Personal information
- Native name: דן טורטן
- Full name: Dan Noam Torten
- Nationality: Israel
- Born: September 15, 1964 (age 61) Israel
- Height: 5 ft 8 in (173 cm)
- Weight: 137 lb (62 kg)

Sport

Sailing career
- Class: Men's 470 Class Two-Person Dinghy

= Dan Torten =

Israeli sailor (born 1964)

Dan Noam Torten (also "Tortan"; דן טורטן; September 15, 1964) is an Israeli former Olympic competitive sailor. He was born in Israel and is Jewish.

==Sailing career==

In 1986, Torten and his brother Ran Torten came in sixth in the 470 World Championships.

He competed for Israel at the 1988 Summer Olympics in Seoul, South Korea at the age of 24 in Sailing, with his brother. In the Men's 470 Class Two-Person Dinghy they came in 18th. When he competed in the Olympics he was 5 ft 8 in tall and weighed 137 lb.

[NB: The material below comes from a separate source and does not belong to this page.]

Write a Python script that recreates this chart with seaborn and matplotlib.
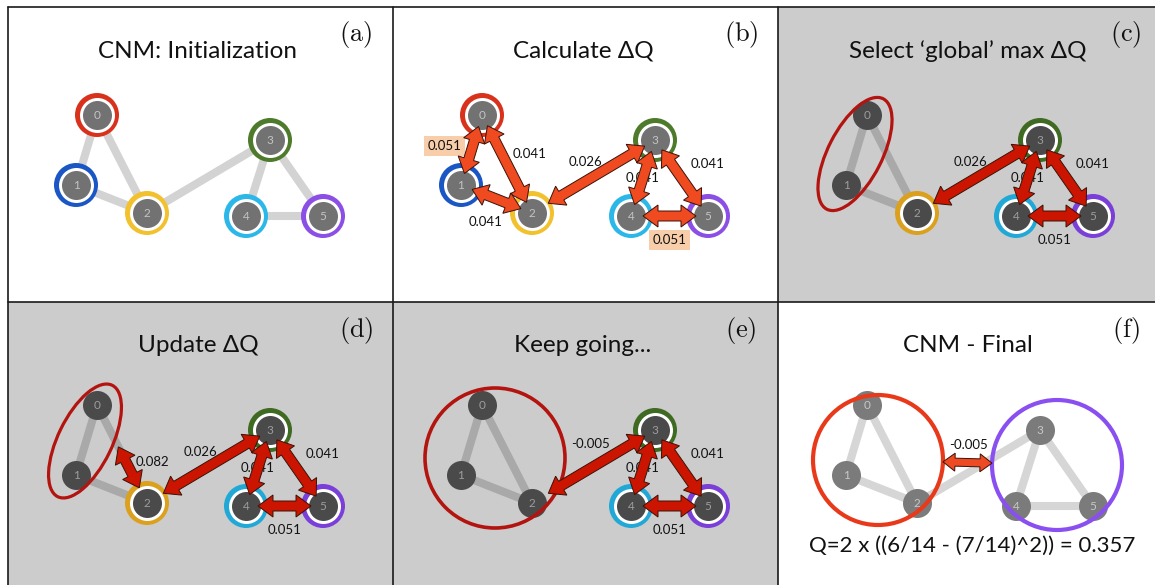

Sailors at the Olympics are judged by the best six of their seven races. One of the brothers' races, their fifth—as they were 10th in the standings—fell on Yom Kippur (the holiest day on the Jewish calendar), and the delegation instructed them to not compete. They ignored the Israeli National Olympic Committee's instructions, sailed to a # 9 finish, were thrown off the Israeli team, and were sent back to Israel the following day. Uri Afek, the Israeli delegation head, said, "Everyone knew no Israelis compete on Yom Kippur," but the brothers said they were not racing but rather sailing for their own enjoyment. The brothers' appeals against the disciplinary committee's decision was rejected by the District and Supreme Court. They were suspended by the Israeli Sports Association for a period of five years, but the Israeli High Court overturned that decision.